How much do you feed your rhom. All my Serrasalmus fish eat so little its boring. Do any of your Rhoms eat like pygos in feed amount terms?


----------



## Mr. Hannibal (Feb 21, 2003)

Mine eats almost the same amount of my Caribas...i feed him every other day and is always hungry...maybe they eat a bit less because of they slower metabolism...just my guess!


----------



## o snap its eric (Feb 19, 2003)

Mine is eating so little......... im trying to stuff him but hes only eating every 3-4 days.


----------



## o snap its eric (Feb 19, 2003)

I found the solution, he likes shrimp and not beefheart and smelt. He is eating a crap load.


----------



## 521 1N5 (Apr 25, 2003)

mine eats 3 salad shrimp and either a peice of catfish every day....last night for fun i threw in 20 small feeders, 2 pieces of shrimp...all were gone this morning....


----------



## SERRAPYGO (Feb 4, 2003)

Mr.

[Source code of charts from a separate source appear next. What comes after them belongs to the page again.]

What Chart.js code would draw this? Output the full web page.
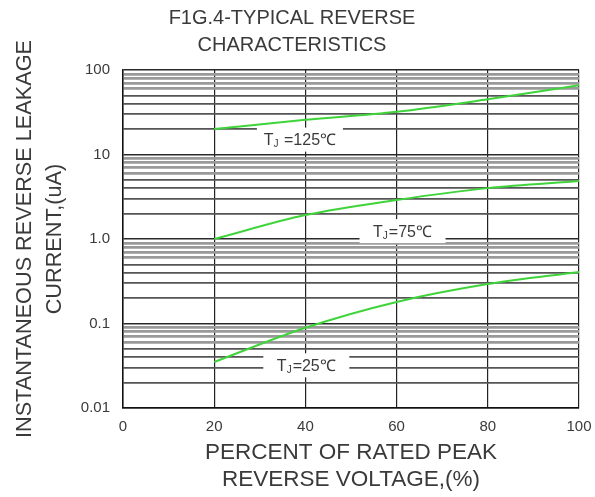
<!DOCTYPE html>
<html><head><meta charset="utf-8">
<script src="https://cdn.jsdelivr.net/npm/chart.js@4.4.0/dist/chart.umd.min.js"></script>
<style>html,body{margin:0;padding:0;background:#fff;}</style>
</head><body>
<canvas id="c" width="595" height="497" style="width:595px;height:497px;display:block"></canvas>
<script>
// ---- data ----
const voltagePct = [20, 40, 60, 80, 100];
const tj125 = [20, 25.7, 32, 45, 66];
const tj75 = [1.0, 1.92, 2.9, 4.0, 4.85];
const tj25 = [0.035, 0.089, 0.18, 0.293, 0.407];
const yDecades = [0.01, 0.1, 1, 10, 100];
const yDecadeLabels = ['0.01', '0.1', '1.0', '10', '100'];
const yMinorMultipliers = [2, 3, 4, 5, 6, 7, 8, 9];
const xTickValues = [0, 20, 40, 60, 80, 100];
const curveLabelTexts = [
  { pre: 'T', sub: 'J', post: ' =125\u2103', x: 38.8, y: 15 },
  { pre: 'T', sub: 'J', post: '=75\u2103', x: 61.3, y: 1.24 },
  { pre: 'T', sub: 'J', post: '=25\u2103', x: 40.2, y: 0.032 }
];

// tick list built from the arrays above
const yTickValues = [];
yDecades.forEach((d, i) => {
  yTickValues.push(d);
  if (i < yDecades.length - 1) yMinorMultipliers.forEach(m => yTickValues.push(+(d * m).toPrecision(3)));
});
function significand(v) { return Math.round(v / Math.pow(10, Math.floor(Math.log10(v) + 1e-9))); }

const FONT = "'Liberation Sans', Arial, sans-serif";
const TXT = '#3a3a3a';
const GREEN = '#3ed43a';

const labelPlugin = {
  id: 'curveLabels',
  afterDatasetsDraw(chart) {
    const ctx = chart.ctx, xs = chart.scales.x, ys = chart.scales.y;
    ctx.save();
    curveLabelTexts.forEach(l => {
      const cx = xs.getPixelForValue(l.x), cy = ys.getPixelForValue(l.y);
      const w = 86, h = 24;
      ctx.fillStyle = '#fff';
      ctx.fillRect(cx - w / 2, cy - h / 2, w, h);
      const big = '16px ' + FONT, small = '10px ' + FONT;
      ctx.font = big; const w1 = ctx.measureText(l.pre).width, w3 = ctx.measureText(l.post).width;
      ctx.font = small; const w2 = ctx.measureText(l.sub).width + 1;
      let x0 = cx - (w1 + w2 + w3) / 2;
      ctx.fillStyle = TXT; ctx.textBaseline = 'middle'; ctx.textAlign = 'left';
      ctx.font = big; ctx.fillText(l.pre, x0, cy + 1);
      ctx.font = small; ctx.fillText(l.sub, x0 + w1, cy + 5);
      ctx.font = big; ctx.fillText(l.post, x0 + w1 + w2, cy + 1);
    });
    ctx.restore();
  }
};

const mkSet = (data) => ({
  data: voltagePct.map((x, i) => ({ x, y: data[i] })),
  borderColor: GREEN, borderWidth: 2, pointRadius: 0, fill: false,
  cubicInterpolationMode: 'monotone'
});

new Chart(document.getElementById('c'), {
  type: 'line',
  data: { datasets: [mkSet(tj125), mkSet(tj75), mkSet(tj25)] },
  plugins: [labelPlugin],
  options: {
    responsive: false, animation: false, devicePixelRatio: 1,
    layout: { padding: { left: 5, right: 16, top: 0, bottom: 0 } },
    plugins: {
      legend: { display: false }, tooltip: { enabled: false },
      title: {
        display: true, text: ['F1G.4-TYPICAL REVERSE', 'CHARACTERISTICS'],
        color: TXT, font: { family: FONT, size: 20, weight: 'normal', lineHeight: 1.35 },
        padding: { top: 4.5, bottom: 11.5 }
      }
    },
    scales: {
      x: {
        type: 'linear', min: 0, max: 100,
        afterBuildTicks: s => { s.ticks = xTickValues.map(v => ({ value: v })); },
        afterFit: s => { s.height = 89; s.paddingLeft = 0; s.paddingRight = 0; },
        ticks: { color: TXT, font: { family: FONT, size: 15 }, padding: 10, maxRotation: 0, autoSkip: false },
        grid: { color: '#222', lineWidth: 1.2, drawTicks: false },
        border: { display: true, color: '#111', width: 1.5 },
        title: {
          display: true, text: ['PERCENT OF RATED PEAK', 'REVERSE VOLTAGE,(%)'],
          color: TXT, font: { family: FONT, size: 22.5, lineHeight: 1.22 }, padding: { top: 0, bottom: 3 }
        }
      },
      y: {
        type: 'logarithmic', min: 0.01, max: 100,
        afterBuildTicks: s => { s.ticks = yTickValues.map(v => ({ value: v })); },
        afterFit: s => { s.width = 118; },
        ticks: {
          color: TXT, font: { family: FONT, size: 15 }, padding: 13, autoSkip: false,
          callback: (v) => { const i = yDecades.findIndex(d => Math.abs(d - v) < d * 1e-6); return i >= 0 ? yDecadeLabels[i] : ''; }
        },
        grid: {
          drawTicks: false,
          color: c => { const s = significand(c.tick.value); return s === 1 || s === 10 ? '#2a2a2a' : (s <= 5 ? '#555' : '#999'); },
          lineWidth: c => { const s = significand(c.tick.value); return s === 1 || s === 10 ? 1.5 : (s <= 5 ? 1.7 : 2.7); }
        },
        border: { display: true, color: '#111', width: 1.5 },
        title: {
          display: true, text: ['INSTANTANEOUS REVERSE LEAKAGE', 'CURRENT,(uA)'],
          color: TXT, font: { family: FONT, size: 21.7, lineHeight: 1.38 }, padding: { top: 5, bottom: 0 }
        }
      }
    }
  }
});
</script>
</body></html>
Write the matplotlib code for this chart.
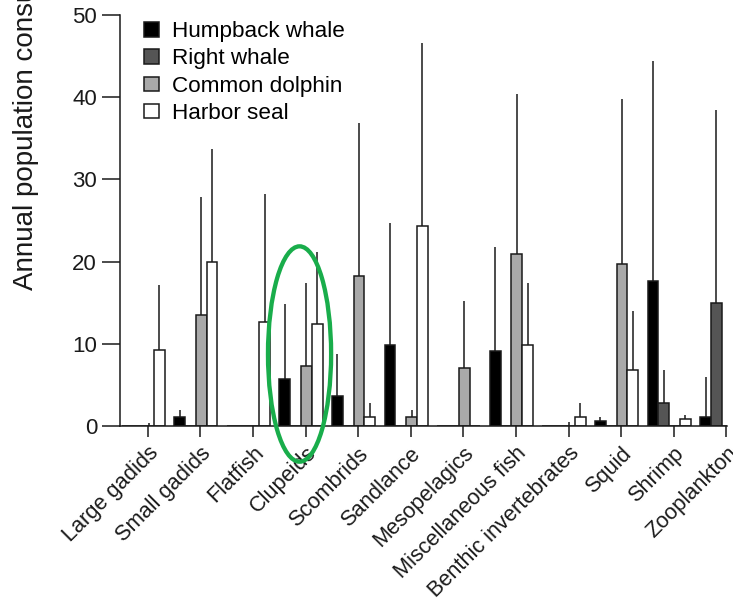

Hannibal said:


> maybe they eat a bit less because of they slower metabolism...just my guess!


 Interesting thought...

Or, the lack of competition as most serrasalmus are kept singly and are generally loners in the wild. (some/most)

All I have is serrasalmus species (5) and, they all eat rather light.

Pygos coming soon!


----------



## Bcollins111900 (Feb 3, 2003)

mine eats everything, you drop it in there and wam, gone, he loves smelt not to mention the fake lily pad he thrashed trying to get to a feeder.


----------



## Winkyee (Feb 17, 2003)

Mine eat pretty good , there are days that they will skip but usually their good for a feeder or two, maybe a nightcrawler and a shrimp just about every day.I want to try smelt, I can never remember to pick them up.


----------



## JesseD (Mar 26, 2003)

mine eats everyday....









shrimp, beefehart, chicken, liver....

he *loves* mealworms and earthworms.....OBVIOUSLY feeders!


----------



## MarcusK408 (May 18, 2003)

My 3" rhom eats about 2-3 feeders a day.


----------



## 521 1N5 (Apr 25, 2003)

goldfish chunks in teeth said:


> mine eats 3 salad shrimp and either a peice of catfish every day....last night for fun i threw in 20 small feeders, 2 pieces of shrimp...all were gone this morning....


 since then i have been dropping food in during the day....he eats a ton...yesterday he ate 10 salad shrimp and 2 half inch pieces of catfish....i had no idea how much these guys really ate until a couple days ago...


----------